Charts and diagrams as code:
---+---

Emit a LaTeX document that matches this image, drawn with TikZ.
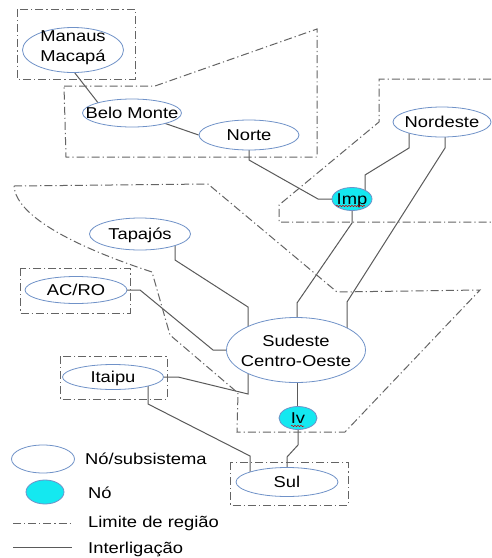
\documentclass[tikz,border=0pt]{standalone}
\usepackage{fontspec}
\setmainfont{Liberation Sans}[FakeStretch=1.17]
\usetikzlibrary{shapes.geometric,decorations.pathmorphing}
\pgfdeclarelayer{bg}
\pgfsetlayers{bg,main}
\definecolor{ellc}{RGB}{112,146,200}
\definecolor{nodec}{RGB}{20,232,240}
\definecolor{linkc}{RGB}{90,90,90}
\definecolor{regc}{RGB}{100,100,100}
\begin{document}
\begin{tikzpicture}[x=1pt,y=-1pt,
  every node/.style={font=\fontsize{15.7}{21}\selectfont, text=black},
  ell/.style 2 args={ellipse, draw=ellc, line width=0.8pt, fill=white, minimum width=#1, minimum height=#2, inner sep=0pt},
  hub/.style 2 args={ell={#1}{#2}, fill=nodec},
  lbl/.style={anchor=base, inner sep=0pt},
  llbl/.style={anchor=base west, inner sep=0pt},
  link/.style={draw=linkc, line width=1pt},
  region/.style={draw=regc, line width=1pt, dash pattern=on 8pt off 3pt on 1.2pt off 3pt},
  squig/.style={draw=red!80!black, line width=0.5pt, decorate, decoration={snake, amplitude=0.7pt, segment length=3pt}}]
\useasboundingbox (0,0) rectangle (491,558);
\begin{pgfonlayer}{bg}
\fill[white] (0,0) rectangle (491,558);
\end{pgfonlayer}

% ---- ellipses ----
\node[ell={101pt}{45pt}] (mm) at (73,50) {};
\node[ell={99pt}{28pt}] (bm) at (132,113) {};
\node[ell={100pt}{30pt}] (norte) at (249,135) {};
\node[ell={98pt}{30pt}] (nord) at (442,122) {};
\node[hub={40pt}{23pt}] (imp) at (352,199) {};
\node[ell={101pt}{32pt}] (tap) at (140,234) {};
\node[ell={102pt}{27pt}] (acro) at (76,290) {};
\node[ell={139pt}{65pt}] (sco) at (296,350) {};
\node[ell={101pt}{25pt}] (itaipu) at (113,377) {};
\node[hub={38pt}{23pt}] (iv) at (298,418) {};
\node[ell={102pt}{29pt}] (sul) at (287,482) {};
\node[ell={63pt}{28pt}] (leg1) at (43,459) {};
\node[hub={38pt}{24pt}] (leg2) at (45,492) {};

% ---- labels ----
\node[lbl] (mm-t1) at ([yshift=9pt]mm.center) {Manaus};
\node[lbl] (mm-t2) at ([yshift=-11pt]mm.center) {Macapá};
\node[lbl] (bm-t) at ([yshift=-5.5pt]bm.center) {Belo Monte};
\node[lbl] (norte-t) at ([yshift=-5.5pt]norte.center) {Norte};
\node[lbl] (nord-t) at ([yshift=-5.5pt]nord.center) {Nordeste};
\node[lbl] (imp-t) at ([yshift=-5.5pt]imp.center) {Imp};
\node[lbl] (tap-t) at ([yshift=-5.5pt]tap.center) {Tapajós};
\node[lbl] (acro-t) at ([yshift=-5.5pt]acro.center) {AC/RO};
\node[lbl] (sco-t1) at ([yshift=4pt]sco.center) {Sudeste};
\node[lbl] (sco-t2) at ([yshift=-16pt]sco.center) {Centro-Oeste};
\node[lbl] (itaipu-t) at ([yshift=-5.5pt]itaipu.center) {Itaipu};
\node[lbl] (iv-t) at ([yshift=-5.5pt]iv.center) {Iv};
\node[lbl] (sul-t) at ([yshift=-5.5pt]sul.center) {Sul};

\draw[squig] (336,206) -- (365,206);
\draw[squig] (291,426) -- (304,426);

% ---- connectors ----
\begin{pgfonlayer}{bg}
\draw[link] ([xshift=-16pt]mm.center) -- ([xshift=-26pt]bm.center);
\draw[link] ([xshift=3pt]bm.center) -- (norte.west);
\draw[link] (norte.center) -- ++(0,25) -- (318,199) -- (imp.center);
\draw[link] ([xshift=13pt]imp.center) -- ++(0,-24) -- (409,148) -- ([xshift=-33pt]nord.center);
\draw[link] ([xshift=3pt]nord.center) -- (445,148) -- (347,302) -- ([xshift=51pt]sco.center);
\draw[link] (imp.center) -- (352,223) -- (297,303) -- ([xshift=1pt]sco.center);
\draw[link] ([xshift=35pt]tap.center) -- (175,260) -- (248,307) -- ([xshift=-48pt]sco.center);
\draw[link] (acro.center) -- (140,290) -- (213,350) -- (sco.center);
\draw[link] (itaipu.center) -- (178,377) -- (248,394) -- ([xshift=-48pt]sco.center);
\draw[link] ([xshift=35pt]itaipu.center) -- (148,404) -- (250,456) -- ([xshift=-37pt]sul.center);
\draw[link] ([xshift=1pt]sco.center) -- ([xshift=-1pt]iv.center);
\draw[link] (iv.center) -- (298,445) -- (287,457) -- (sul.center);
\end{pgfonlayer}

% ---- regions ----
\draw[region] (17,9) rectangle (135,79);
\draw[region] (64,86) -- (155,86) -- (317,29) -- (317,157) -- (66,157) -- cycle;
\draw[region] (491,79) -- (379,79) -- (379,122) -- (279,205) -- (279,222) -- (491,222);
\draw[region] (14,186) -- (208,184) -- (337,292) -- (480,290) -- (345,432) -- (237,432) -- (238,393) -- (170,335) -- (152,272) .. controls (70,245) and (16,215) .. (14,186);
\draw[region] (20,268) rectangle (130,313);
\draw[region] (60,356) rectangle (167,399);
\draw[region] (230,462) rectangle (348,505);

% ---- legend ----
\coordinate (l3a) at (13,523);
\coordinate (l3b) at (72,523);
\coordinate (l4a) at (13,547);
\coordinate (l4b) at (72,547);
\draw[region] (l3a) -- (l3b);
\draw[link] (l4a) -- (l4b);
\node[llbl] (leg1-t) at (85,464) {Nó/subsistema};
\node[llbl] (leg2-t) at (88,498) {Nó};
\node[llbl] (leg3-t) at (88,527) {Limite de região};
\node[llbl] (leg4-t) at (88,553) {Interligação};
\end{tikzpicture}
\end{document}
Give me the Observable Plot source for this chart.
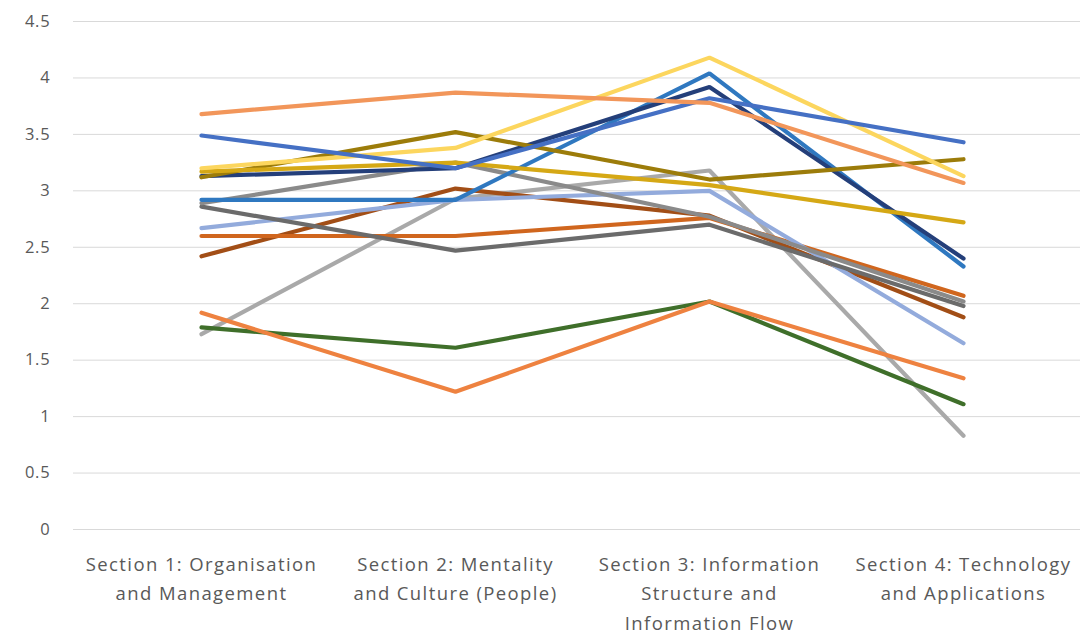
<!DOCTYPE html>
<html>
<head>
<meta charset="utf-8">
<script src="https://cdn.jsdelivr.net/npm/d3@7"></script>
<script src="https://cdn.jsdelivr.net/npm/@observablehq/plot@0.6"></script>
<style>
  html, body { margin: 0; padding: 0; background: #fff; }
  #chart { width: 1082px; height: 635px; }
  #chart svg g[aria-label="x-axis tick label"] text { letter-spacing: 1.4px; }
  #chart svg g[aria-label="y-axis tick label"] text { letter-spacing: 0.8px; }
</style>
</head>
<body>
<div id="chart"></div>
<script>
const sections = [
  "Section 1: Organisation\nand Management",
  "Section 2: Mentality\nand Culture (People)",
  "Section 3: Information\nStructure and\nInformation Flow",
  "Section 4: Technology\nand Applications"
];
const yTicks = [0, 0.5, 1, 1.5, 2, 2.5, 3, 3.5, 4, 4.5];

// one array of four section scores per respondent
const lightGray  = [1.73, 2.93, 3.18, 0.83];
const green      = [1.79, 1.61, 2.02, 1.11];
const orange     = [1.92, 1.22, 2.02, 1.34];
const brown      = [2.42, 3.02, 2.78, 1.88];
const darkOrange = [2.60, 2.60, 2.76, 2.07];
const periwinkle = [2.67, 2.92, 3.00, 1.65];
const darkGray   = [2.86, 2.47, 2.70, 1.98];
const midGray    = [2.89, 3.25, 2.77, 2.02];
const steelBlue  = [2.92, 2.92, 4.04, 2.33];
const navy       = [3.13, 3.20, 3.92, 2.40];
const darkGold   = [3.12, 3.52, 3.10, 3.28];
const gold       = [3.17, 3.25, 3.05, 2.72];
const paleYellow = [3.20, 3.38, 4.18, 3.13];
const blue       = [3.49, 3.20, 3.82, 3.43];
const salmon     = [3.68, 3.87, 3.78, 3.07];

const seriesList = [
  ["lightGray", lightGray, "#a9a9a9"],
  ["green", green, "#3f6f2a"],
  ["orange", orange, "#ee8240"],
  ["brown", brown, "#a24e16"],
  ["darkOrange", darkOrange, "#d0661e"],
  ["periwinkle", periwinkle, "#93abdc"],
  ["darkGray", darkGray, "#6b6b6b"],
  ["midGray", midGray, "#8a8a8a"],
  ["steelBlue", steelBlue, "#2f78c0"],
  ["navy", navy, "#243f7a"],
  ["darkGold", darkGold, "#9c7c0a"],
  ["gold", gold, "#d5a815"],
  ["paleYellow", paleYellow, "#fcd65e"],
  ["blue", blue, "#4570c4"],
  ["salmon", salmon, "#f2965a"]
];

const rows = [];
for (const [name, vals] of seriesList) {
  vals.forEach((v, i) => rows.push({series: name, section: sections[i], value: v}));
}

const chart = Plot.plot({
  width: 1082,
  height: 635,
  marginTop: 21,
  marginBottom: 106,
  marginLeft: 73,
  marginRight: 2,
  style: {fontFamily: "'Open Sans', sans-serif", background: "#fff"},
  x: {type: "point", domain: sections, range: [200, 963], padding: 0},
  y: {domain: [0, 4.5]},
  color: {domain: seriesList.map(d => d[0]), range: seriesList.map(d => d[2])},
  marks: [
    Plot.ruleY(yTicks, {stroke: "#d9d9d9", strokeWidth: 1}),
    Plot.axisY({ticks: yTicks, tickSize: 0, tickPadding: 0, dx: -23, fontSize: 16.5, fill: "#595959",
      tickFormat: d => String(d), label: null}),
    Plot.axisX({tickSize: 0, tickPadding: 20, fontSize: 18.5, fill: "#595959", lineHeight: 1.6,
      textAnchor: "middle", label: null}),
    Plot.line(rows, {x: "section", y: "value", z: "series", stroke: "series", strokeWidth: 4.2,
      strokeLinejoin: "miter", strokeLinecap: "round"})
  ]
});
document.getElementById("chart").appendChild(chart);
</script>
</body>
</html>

---+---

### [DIRECTIVE]
From the line containing "Give me the" through the line containing "3.5, 4, 4.5];", copy every line above exactly, without pictures.

### [OUTPUT BELOW]
Give me the Observable Plot source for this chart.
<!DOCTYPE html>
<html>
<head>
<meta charset="utf-8">
<script src="https://cdn.jsdelivr.net/npm/d3@7"></script>
<script src="https://cdn.jsdelivr.net/npm/@observablehq/plot@0.6"></script>
<style>
  html, body { margin: 0; padding: 0; background: #fff; }
  #chart { width: 1082px; height: 635px; }
  #chart svg g[aria-label="x-axis tick label"] text { letter-spacing: 1.4px; }
  #chart svg g[aria-label="y-axis tick label"] text { letter-spacing: 0.8px; }
</style>
</head>
<body>
<div id="chart"></div>
<script>
const sections = [
  "Section 1: Organisation\nand Management",
  "Section 2: Mentality\nand Culture (People)",
  "Section 3: Information\nStructure and\nInformation Flow",
  "Section 4: Technology\nand Applications"
];
const yTicks = [0, 0.5, 1, 1.5, 2, 2.5, 3, 3.5, 4, 4.5];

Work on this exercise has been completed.